0787-cheapest-flights-within-k-stops.cpp

/*
Problem: LeetCode 787 - Cheapest Flights Within K Stops

Description:
There are n cities connected by m flights. Each flight starts from city u and arrives at city v with a price w.
Now given all the cities and flights, together with starting city src and the destination dst, your task is to find the cheapest price from src to dst with at most k stops. If there is no such route, return -1.

Intuition:
This problem can be solved using Dijkstra's algorithm with some modifications. Instead of stopping at the destination city, we need to find the cheapest price to reach the destination city within k stops. Therefore, we will modify Dijkstra's algorithm to allow k stops.

Approach:
1. Create an adjacency list to represent the graph where the key is the source city, and the value is a list of pairs containing the destination city and the price of the flight.
2. Use priority queue to implement Dijkstra's algorithm.
3. Push the starting city "src" into the priority queue with cost 0 and stops 0.
4. While the priority queue is not empty, do the following:
   - Pop the top element from the priority queue.
   - If the popped element is the destination city "dst", return the cost as the answer.
   - If the number of stops is less than or equal to "k", then iterate through the neighbors of the current city, and push them into the priority queue with updated cost and stops.
5. If we reach this point, it means there is no valid route, so return -1.

Time Complexity:
The time complexity of the Dijkstra's algorithm is O((E + V) * log(V)), where E is the number of flights and V is the number of cities.

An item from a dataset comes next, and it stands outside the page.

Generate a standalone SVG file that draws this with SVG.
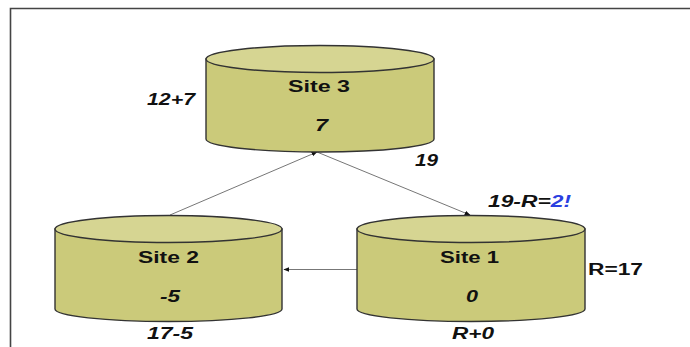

In the worst case, we can have E = V^2, so the time complexity is O((V^2) * log(V)).

Space Complexity:
The space complexity is O(E + V), where E is the number of flights and V is the number of cities. We use an adjacency list to represent the graph.
*/

class Solution {
  public:
    int findCheapestPrice(int n, vector<vector<int>> &flights, int src, int dst, int K) {
        vector<vector<pair<int, int>>> adjList(n);

        for (const auto &flight : flights) {
            adjList[flight[0]].emplace_back(flight[1], flight[2]);
        }

        // Initialize the cheapestCost vector with (n x K+1) dimensions and set all values to infinity
        vector<vector<int>> cheapestCost(n, vector<int>(K + 2, INT_MAX));
        priority_queue<vector<int>, vector<vector<int>>, greater<vector<int>>> pq;
        pq.push({0, src, 0});
        cheapestCost[src][0] = 0; // Cost to reach source with 0 stops is 0

        while (!pq.empty()) {
            vector<int> cur = pq.top();
            pq.pop();
            int cost = cur[0];
            int city = cur[1];
            int stops = cur[2];

            if (city == dst) {
                return cost;
            }

            if (stops <= K) {
                for (const auto &neighbor : adjList[city]) {
                    int neighborCity = neighbor.first;
                    int neighborCost = neighbor.second;

                    // Prune if the cost exceeds the current minimum cost
                    if (cost + neighborCost >= cheapestCost[neighborCity][stops + 1]) {
                        continue;
                    }

                    pq.push({cost + neighborCost, neighborCity, stops + 1});
                    cheapestCost[neighborCity][stops + 1] = cost + neighborCost;
                }
            }
        }

        return -1;
    }
};

/*
class Solution {
public:
    int findCheapestPrice(int n, vector<vector<int>>& flights, int src, int dst, int k) {
        // Create an adjacency list to represent the graph
        vector<pair<int, int>> adj[n];
        for (int i = 0; i < flights.size(); i++) {
            adj[flights[i][0]].push_back({flights[i][1], flights[i][2]});
        }

        // Create a cost array to store the minimum cost to reach each node
        vector<int> cost(n, 1e9);
        queue<vector<int>> q; // Each entry contains: {stops, node, cost}

        cost[src] = 0; // Initialize the cost to reach the source node as 0
        q.push({0, src, 0}); // Push the source node with 0 stops and cost 0 into the queue

        while (!q.empty()) {
            auto v = q.front();
            q.pop();

            // If the number of stops exceeds k, skip this node
            if (v[0] > k) {
                continue;
            }

            for (auto it : adj[v[1]]) {
                int nbr = it.first; // Neighbor node
                int cst = it.second; // Cost to reach the neighbor node

                // If the new cost is less than the current recorded cost to reach the neighbor
                if (v[2] + cst < cost[nbr]) {
                    cost[nbr] = v[2] + cst; // Update the minimum cost to reach the neighbor
                    q.push({v[0] + 1, nbr, cost[nbr]}); // Push the neighbor with the updated cost and one more stop into the queue
                }
            }
        }

        // If the cost to reach the destination is not infinity, return the cost
        if (cost[dst] != 1e9) {
            return cost[dst];
        }

        // Otherwise, return -1 (destination is not reachable)
        return -1;
    }
};
*/